Begin with the first line of the material and write out each line exactly, ending with the line that contains "for (let y = FIRST_YEAR;". Pictures are not part of the copy.

--- START OF Source material ---

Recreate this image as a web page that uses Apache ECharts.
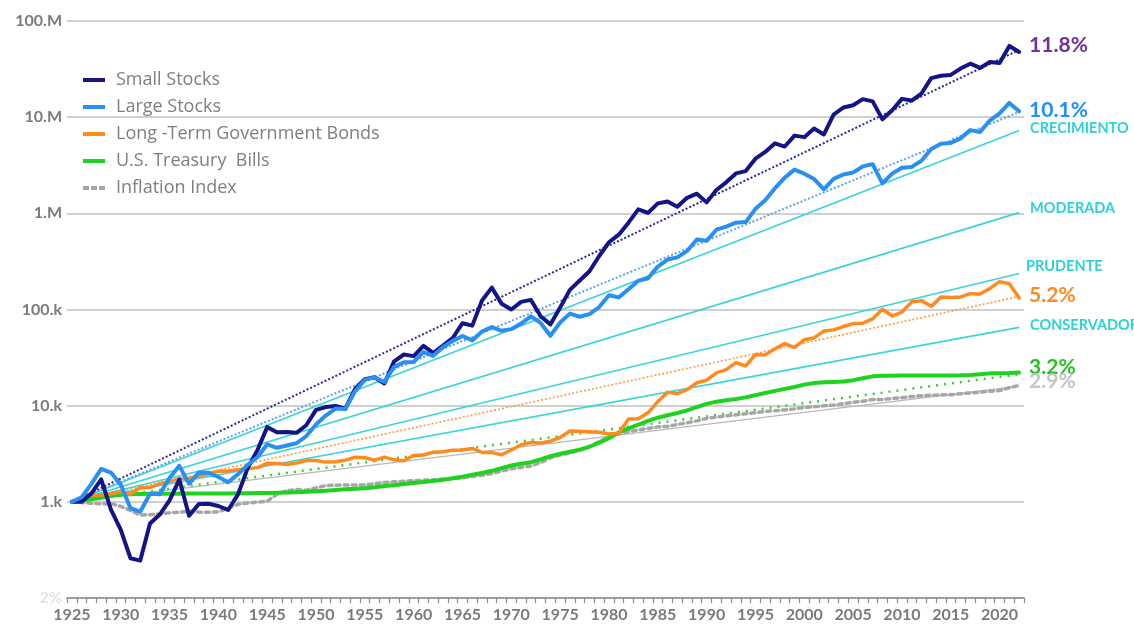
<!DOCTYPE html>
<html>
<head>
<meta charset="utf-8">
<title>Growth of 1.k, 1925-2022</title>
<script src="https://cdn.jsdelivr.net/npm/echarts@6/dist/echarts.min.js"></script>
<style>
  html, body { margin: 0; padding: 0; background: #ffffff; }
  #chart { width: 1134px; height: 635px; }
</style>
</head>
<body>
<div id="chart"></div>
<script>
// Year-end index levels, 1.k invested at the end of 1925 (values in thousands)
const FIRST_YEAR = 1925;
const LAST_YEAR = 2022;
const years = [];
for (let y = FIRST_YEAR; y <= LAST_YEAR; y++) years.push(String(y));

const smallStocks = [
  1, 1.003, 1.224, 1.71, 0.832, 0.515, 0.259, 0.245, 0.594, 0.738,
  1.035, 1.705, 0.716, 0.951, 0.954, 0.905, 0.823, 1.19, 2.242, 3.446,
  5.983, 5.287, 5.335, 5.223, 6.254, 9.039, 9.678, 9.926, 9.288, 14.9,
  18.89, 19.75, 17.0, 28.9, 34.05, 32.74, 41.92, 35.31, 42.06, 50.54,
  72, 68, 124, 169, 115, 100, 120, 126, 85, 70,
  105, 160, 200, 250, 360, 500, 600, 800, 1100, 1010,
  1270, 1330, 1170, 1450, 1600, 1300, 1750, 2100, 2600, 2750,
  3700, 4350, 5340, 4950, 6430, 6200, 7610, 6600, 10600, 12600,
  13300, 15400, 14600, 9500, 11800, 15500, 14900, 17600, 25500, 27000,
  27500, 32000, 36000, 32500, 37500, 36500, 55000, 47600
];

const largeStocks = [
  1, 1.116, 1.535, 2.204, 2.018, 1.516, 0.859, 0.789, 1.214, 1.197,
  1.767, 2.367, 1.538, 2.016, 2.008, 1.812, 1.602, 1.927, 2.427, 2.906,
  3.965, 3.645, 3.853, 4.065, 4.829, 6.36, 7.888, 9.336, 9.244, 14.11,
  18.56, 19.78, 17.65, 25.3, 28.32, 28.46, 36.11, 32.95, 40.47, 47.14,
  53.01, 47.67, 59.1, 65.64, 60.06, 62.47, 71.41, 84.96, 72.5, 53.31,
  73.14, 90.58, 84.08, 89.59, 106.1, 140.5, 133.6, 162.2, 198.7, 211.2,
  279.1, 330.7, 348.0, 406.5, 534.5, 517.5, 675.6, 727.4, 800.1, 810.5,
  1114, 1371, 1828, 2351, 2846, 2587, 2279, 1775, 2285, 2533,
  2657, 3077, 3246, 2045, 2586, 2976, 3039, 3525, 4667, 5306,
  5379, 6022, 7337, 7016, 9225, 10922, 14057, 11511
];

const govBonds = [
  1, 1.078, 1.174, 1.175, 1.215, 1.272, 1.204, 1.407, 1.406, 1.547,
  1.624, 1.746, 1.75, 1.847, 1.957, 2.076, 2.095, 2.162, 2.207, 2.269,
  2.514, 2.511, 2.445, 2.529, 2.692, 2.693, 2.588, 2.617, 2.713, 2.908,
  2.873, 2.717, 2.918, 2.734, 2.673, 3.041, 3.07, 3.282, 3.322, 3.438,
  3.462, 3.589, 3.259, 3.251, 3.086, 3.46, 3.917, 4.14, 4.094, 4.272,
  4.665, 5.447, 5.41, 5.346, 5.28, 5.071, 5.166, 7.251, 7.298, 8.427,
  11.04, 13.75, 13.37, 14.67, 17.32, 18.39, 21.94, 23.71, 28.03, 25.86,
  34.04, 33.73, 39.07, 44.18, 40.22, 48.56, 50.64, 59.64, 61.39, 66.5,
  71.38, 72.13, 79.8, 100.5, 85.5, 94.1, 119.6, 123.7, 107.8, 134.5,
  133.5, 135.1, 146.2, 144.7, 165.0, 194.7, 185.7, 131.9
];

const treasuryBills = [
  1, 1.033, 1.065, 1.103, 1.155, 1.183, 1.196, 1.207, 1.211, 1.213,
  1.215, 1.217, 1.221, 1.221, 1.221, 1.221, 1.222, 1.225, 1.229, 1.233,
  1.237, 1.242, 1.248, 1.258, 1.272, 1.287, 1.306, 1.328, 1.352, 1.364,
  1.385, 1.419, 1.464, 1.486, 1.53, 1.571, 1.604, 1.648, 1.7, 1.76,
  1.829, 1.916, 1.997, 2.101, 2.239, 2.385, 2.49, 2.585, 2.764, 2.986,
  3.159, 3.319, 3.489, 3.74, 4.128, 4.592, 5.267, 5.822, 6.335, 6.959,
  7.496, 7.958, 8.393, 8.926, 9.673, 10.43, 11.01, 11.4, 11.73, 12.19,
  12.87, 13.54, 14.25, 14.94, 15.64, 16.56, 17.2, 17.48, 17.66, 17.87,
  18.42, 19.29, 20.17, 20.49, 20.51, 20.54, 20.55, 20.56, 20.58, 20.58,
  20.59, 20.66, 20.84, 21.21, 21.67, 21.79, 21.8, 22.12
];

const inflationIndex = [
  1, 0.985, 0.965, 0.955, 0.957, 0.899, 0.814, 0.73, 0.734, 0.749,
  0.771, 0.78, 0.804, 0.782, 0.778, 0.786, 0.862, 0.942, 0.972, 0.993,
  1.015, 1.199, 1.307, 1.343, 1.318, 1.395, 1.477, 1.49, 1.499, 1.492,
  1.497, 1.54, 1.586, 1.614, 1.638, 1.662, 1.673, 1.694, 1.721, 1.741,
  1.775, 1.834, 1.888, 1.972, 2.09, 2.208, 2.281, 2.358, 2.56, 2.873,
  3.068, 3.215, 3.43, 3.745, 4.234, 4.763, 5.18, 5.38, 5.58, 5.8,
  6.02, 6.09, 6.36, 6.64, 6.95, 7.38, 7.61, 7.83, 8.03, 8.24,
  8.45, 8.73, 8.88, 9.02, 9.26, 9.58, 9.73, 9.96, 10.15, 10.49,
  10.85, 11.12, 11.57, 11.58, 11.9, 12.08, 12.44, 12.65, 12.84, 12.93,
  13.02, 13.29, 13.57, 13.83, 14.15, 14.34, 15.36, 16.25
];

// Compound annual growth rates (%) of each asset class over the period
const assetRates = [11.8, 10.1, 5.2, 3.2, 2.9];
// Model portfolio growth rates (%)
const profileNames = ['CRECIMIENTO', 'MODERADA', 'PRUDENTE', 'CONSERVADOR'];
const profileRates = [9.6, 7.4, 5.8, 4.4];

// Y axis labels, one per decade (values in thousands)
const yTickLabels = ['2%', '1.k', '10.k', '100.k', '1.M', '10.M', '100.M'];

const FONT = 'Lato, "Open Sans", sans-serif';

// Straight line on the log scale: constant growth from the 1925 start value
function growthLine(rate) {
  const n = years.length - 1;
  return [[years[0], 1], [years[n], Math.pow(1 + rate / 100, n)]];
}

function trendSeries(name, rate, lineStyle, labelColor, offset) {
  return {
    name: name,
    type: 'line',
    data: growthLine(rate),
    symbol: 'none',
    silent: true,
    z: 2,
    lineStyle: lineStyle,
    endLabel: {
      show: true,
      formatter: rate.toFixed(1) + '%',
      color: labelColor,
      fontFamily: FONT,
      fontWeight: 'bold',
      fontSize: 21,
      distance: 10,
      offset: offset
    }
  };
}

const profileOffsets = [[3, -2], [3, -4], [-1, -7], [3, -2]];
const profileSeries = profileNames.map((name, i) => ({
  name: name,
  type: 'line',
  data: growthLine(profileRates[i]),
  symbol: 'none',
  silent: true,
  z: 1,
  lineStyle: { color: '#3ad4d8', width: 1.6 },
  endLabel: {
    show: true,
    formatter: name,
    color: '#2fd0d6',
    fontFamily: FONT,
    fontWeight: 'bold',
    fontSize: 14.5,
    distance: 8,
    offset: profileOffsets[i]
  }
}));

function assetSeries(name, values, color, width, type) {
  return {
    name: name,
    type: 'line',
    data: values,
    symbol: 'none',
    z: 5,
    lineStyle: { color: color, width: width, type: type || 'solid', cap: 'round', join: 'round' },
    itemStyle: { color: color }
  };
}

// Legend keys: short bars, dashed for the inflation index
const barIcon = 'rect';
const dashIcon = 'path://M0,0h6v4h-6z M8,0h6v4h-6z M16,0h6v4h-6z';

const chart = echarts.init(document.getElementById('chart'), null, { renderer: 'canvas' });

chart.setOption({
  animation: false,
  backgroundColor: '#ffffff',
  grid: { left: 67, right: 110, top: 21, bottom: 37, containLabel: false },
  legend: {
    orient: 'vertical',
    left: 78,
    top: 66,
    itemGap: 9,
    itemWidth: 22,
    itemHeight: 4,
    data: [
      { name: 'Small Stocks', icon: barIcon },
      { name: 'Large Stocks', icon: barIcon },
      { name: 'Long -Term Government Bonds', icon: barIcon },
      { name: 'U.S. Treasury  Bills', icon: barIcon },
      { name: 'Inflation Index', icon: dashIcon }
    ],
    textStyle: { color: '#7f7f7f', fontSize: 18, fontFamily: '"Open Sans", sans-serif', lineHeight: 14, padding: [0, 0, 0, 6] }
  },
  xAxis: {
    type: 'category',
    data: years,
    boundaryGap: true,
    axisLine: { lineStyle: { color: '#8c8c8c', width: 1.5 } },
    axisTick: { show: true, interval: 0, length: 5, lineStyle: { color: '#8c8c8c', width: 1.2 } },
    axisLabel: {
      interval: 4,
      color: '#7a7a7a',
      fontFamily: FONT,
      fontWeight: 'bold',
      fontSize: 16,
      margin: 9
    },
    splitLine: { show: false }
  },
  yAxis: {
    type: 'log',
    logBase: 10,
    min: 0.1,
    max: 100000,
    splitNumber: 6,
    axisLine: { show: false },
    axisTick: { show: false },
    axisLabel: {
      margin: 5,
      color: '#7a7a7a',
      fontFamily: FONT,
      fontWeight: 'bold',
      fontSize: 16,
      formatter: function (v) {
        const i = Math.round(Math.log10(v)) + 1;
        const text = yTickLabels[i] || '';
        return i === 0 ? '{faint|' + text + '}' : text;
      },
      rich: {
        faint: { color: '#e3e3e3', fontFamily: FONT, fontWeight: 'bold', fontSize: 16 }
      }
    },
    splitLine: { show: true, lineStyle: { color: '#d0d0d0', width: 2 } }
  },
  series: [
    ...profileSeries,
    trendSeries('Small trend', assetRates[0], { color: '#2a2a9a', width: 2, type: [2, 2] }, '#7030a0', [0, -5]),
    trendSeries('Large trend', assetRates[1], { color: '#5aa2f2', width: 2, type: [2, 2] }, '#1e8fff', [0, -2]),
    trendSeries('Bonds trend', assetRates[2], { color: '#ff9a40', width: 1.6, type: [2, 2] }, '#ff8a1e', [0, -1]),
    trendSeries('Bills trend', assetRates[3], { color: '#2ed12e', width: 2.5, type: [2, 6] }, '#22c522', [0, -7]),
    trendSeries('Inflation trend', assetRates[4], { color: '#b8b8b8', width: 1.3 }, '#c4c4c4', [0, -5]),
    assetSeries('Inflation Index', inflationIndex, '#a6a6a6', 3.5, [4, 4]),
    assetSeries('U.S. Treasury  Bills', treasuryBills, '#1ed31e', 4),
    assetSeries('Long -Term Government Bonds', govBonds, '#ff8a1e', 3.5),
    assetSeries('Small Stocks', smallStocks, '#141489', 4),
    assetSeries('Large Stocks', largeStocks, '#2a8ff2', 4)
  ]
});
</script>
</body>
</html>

--- END OF Source material ---

Solution below =
Recreate this image as a web page that uses Apache ECharts.
<!DOCTYPE html>
<html>
<head>
<meta charset="utf-8">
<title>Growth of 1.k, 1925-2022</title>
<script src="https://cdn.jsdelivr.net/npm/echarts@6/dist/echarts.min.js"></script>
<style>
  html, body { margin: 0; padding: 0; background: #ffffff; }
  #chart { width: 1134px; height: 635px; }
</style>
</head>
<body>
<div id="chart"></div>
<script>
// Year-end index levels, 1.k invested at the end of 1925 (values in thousands)
const FIRST_YEAR = 1925;
const LAST_YEAR = 2022;
const years = [];
for (let y = FIRST_YEAR; y <= LAST_YEAR; y++) years.push(String(y));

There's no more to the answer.